#### EXERCISE DESCRIPTION
From the very first line of the data to the line containing "const gains = [-10, -8, -6, -4, -2, 0];", retype everything exactly, leaving the pictures behind.

#### RAW DATA
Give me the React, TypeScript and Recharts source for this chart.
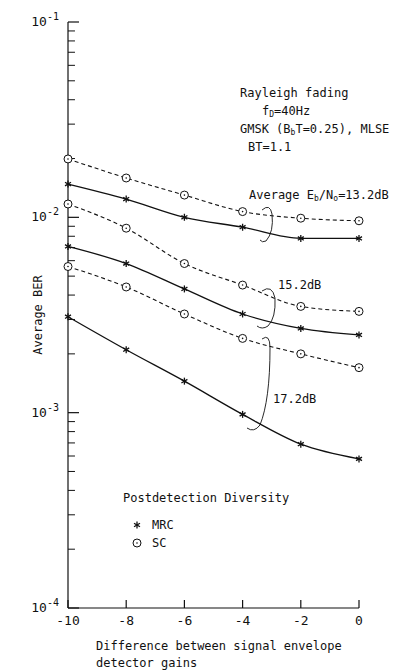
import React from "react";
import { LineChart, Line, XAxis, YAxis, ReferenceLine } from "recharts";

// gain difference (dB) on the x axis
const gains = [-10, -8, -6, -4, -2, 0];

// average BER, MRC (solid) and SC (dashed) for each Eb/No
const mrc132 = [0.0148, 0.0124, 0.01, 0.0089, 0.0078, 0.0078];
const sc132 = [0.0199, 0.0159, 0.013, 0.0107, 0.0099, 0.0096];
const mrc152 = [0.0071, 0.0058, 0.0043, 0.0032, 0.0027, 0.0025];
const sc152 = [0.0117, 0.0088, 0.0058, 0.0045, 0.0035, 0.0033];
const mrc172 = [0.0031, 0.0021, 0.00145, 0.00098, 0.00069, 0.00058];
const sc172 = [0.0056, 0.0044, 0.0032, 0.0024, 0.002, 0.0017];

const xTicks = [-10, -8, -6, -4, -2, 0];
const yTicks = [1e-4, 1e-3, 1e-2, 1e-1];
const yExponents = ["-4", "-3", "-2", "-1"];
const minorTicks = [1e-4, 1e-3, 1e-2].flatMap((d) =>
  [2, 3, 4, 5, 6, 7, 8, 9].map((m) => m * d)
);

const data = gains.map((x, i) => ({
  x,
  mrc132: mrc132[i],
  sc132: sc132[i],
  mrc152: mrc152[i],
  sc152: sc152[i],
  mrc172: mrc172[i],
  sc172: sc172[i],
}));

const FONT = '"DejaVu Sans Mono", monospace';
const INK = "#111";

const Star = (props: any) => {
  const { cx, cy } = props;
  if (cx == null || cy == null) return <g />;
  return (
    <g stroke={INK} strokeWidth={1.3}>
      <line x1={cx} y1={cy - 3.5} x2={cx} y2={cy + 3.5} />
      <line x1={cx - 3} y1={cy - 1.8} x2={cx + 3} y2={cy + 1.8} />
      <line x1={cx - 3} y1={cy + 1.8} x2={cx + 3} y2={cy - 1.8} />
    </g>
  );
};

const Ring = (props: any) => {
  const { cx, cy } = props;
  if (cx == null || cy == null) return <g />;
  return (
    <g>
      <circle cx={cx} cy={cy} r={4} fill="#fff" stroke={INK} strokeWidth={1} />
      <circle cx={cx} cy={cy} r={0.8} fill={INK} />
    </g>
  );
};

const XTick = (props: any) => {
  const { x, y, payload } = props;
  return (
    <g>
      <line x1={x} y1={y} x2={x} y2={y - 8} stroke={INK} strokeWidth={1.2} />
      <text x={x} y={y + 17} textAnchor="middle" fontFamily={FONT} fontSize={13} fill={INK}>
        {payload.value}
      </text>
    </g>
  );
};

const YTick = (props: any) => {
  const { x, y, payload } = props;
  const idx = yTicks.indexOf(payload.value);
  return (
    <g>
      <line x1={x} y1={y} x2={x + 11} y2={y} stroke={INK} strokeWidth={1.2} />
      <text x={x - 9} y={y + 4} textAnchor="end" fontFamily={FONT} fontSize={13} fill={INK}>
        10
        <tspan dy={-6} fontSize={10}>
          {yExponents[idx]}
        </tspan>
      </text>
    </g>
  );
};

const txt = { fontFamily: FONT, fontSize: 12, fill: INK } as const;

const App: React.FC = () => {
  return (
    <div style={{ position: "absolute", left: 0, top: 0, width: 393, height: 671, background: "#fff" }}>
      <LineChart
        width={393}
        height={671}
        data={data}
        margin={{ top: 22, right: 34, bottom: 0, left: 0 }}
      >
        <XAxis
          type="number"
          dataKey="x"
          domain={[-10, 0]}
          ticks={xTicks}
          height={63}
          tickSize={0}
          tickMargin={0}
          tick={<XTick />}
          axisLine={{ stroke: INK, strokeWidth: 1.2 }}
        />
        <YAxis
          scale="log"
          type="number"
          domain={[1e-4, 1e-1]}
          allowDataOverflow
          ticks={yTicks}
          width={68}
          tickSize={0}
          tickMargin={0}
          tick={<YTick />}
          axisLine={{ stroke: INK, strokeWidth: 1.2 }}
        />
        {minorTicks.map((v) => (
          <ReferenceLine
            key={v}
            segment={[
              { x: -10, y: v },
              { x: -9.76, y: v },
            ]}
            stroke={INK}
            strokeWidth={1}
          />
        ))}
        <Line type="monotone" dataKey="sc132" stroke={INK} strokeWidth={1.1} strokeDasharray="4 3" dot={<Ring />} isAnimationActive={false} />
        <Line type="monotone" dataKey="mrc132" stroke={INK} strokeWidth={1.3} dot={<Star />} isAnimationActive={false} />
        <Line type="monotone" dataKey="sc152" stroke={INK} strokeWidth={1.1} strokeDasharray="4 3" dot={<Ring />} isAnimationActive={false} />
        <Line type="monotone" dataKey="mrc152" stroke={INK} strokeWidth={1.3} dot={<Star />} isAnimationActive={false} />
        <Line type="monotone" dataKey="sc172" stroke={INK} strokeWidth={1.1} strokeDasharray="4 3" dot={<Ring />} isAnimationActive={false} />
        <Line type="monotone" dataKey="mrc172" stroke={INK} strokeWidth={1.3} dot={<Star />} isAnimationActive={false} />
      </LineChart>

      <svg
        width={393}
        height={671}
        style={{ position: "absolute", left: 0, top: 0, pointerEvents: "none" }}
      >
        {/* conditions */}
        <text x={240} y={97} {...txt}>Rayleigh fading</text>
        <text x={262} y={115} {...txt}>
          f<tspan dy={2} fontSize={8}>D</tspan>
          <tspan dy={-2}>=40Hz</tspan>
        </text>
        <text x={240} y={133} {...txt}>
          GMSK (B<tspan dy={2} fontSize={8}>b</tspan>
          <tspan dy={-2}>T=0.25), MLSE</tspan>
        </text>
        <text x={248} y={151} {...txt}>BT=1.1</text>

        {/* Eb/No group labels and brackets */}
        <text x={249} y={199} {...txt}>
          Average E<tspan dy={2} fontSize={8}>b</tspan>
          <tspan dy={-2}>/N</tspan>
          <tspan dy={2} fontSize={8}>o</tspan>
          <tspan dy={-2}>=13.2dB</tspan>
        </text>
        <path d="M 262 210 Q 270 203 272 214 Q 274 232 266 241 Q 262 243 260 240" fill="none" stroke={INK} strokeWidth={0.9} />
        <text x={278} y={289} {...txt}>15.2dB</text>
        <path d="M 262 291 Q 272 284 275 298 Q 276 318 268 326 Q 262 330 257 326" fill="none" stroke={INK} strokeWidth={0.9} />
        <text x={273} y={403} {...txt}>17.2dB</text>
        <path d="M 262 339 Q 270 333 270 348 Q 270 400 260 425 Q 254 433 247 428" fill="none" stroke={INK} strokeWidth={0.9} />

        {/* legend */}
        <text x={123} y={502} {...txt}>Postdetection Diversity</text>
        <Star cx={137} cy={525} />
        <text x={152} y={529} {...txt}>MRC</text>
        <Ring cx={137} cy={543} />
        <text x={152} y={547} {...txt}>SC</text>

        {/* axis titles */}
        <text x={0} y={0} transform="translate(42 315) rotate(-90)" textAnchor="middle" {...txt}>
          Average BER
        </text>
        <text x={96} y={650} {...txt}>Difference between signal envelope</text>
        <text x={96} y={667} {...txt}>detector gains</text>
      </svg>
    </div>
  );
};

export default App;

#### WORKED SOLUTION
Give me the React, TypeScript and Recharts source for this chart.
import React from "react";
import { LineChart, Line, XAxis, YAxis, ReferenceLine } from "recharts";

// gain difference (dB) on the x axis
const gains = [-10, -8, -6, -4, -2, 0];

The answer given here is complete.